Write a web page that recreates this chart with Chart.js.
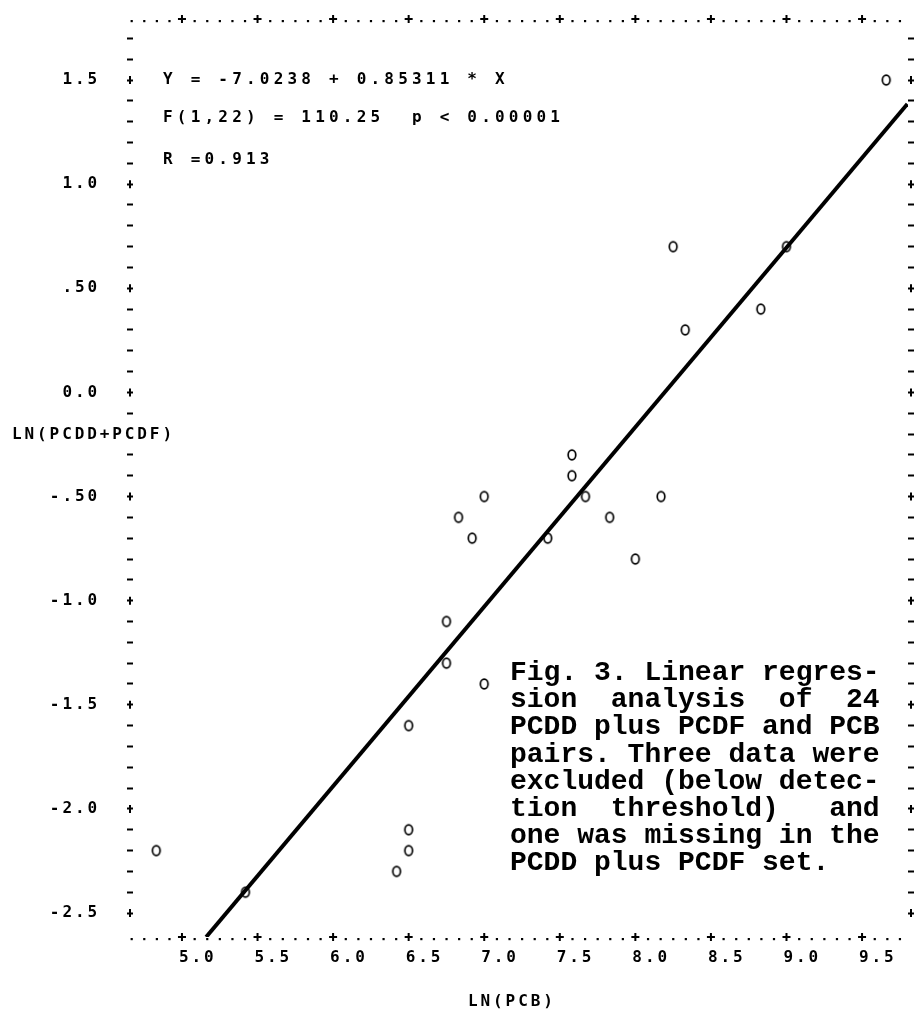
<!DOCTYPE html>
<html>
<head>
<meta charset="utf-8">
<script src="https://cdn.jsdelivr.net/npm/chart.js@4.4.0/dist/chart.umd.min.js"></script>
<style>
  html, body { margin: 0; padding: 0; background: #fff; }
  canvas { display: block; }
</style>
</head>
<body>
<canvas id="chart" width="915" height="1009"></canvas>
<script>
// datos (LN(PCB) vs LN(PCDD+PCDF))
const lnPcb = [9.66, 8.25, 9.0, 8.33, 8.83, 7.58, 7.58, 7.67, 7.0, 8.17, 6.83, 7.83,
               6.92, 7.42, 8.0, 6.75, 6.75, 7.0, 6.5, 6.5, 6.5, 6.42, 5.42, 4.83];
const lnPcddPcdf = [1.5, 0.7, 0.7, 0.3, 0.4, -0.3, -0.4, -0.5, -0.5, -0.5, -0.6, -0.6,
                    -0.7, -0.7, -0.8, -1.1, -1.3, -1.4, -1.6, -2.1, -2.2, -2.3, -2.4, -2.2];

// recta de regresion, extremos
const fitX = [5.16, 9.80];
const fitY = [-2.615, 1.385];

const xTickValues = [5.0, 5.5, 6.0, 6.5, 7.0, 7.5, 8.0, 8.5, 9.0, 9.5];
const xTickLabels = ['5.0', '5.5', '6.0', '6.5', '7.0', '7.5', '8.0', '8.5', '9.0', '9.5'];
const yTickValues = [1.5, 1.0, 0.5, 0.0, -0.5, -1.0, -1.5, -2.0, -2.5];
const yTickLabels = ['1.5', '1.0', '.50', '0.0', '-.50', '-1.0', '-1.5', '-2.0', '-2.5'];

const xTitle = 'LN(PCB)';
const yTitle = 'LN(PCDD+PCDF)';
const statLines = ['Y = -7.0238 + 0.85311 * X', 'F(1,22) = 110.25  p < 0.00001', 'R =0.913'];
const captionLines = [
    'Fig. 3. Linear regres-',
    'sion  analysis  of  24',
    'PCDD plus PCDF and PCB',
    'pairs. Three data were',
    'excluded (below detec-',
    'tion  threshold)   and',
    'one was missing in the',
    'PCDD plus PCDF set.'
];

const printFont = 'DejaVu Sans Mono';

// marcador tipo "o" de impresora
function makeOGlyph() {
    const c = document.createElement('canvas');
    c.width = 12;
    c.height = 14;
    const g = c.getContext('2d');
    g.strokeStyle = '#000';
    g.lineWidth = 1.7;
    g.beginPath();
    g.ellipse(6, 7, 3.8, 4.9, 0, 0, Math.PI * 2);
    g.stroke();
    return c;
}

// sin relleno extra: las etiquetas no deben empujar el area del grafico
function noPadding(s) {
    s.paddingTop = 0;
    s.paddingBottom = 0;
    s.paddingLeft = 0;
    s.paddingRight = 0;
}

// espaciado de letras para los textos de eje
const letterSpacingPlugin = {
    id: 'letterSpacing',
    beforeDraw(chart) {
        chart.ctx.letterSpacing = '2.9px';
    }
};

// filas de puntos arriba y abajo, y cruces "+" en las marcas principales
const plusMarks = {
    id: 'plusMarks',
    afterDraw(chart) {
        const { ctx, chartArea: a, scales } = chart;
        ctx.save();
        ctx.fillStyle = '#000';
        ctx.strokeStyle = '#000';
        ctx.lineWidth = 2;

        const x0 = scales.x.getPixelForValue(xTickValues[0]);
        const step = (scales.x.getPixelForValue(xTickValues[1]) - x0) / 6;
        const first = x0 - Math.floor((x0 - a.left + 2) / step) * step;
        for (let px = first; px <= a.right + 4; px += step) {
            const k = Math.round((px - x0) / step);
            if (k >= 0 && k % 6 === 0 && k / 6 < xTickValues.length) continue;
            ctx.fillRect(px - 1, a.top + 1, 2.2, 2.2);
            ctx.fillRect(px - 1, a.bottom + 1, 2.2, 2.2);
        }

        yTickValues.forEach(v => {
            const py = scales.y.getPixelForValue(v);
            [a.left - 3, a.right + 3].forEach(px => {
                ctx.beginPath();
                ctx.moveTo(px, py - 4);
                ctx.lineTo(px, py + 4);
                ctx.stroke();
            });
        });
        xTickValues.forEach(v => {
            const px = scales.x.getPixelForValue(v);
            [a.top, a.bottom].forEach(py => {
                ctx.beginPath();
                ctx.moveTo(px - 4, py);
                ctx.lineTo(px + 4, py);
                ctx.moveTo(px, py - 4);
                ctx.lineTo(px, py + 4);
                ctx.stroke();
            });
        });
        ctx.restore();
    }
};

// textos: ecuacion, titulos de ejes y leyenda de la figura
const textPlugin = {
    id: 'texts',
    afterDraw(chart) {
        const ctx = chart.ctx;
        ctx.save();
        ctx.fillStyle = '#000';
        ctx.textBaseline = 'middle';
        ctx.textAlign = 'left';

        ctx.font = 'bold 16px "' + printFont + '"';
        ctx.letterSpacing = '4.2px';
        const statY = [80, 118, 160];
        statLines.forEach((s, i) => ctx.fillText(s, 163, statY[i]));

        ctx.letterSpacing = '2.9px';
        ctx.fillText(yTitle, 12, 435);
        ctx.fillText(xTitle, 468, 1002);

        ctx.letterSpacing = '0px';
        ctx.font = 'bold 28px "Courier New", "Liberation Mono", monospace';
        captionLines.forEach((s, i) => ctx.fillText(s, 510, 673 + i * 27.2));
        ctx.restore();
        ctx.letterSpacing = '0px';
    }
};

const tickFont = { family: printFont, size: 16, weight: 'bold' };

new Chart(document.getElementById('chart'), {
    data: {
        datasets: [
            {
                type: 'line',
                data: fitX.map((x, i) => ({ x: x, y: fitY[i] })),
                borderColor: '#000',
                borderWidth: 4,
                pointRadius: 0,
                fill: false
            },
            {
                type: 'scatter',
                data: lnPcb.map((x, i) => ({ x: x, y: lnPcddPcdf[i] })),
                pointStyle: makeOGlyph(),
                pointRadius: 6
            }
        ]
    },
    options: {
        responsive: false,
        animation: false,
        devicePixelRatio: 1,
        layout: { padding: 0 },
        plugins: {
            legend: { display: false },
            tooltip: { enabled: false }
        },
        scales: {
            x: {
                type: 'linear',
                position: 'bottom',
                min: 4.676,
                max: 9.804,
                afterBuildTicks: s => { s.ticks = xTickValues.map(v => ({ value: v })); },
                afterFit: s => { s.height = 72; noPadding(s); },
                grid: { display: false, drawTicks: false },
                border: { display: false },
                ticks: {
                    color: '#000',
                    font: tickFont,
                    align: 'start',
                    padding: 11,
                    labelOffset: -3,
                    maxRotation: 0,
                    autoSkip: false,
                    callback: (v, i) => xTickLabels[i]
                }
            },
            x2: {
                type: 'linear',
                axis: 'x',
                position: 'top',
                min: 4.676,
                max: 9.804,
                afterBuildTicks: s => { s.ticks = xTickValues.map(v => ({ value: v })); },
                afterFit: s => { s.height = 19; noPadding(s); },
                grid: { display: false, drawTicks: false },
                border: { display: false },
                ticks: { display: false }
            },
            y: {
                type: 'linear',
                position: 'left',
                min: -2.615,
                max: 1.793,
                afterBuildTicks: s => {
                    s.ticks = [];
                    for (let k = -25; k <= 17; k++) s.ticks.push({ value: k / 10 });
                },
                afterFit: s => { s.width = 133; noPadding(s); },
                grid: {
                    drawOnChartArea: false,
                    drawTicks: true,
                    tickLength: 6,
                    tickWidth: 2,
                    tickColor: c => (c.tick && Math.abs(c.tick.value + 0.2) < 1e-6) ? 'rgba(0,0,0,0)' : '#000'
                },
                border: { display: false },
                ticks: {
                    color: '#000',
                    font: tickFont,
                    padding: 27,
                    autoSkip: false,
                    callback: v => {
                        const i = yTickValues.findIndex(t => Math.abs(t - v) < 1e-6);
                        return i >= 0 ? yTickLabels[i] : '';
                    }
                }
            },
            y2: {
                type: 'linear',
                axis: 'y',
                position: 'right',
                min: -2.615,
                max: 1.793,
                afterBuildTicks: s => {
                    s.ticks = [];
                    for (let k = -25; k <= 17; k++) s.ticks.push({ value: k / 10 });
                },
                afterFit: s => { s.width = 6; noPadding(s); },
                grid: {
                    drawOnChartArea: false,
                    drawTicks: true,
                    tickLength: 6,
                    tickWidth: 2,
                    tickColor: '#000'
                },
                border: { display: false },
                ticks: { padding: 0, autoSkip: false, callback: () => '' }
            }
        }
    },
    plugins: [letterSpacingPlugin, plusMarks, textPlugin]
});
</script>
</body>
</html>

====

### [Exercise directions]
Please restate the material above line by line, exactly, beginning at its first line and ending with the line that contains "-2.3, -2.4, -2.2];", without any pictures.

### [Task solution]
Write a web page that recreates this chart with Chart.js.
<!DOCTYPE html>
<html>
<head>
<meta charset="utf-8">
<script src="https://cdn.jsdelivr.net/npm/chart.js@4.4.0/dist/chart.umd.min.js"></script>
<style>
  html, body { margin: 0; padding: 0; background: #fff; }
  canvas { display: block; }
</style>
</head>
<body>
<canvas id="chart" width="915" height="1009"></canvas>
<script>
// datos (LN(PCB) vs LN(PCDD+PCDF))
const lnPcb = [9.66, 8.25, 9.0, 8.33, 8.83, 7.58, 7.58, 7.67, 7.0, 8.17, 6.83, 7.83,
               6.92, 7.42, 8.0, 6.75, 6.75, 7.0, 6.5, 6.5, 6.5, 6.42, 5.42, 4.83];
const lnPcddPcdf = [1.5, 0.7, 0.7, 0.3, 0.4, -0.3, -0.4, -0.5, -0.5, -0.5, -0.6, -0.6,
                    -0.7, -0.7, -0.8, -1.1, -1.3, -1.4, -1.6, -2.1, -2.2, -2.3, -2.4, -2.2];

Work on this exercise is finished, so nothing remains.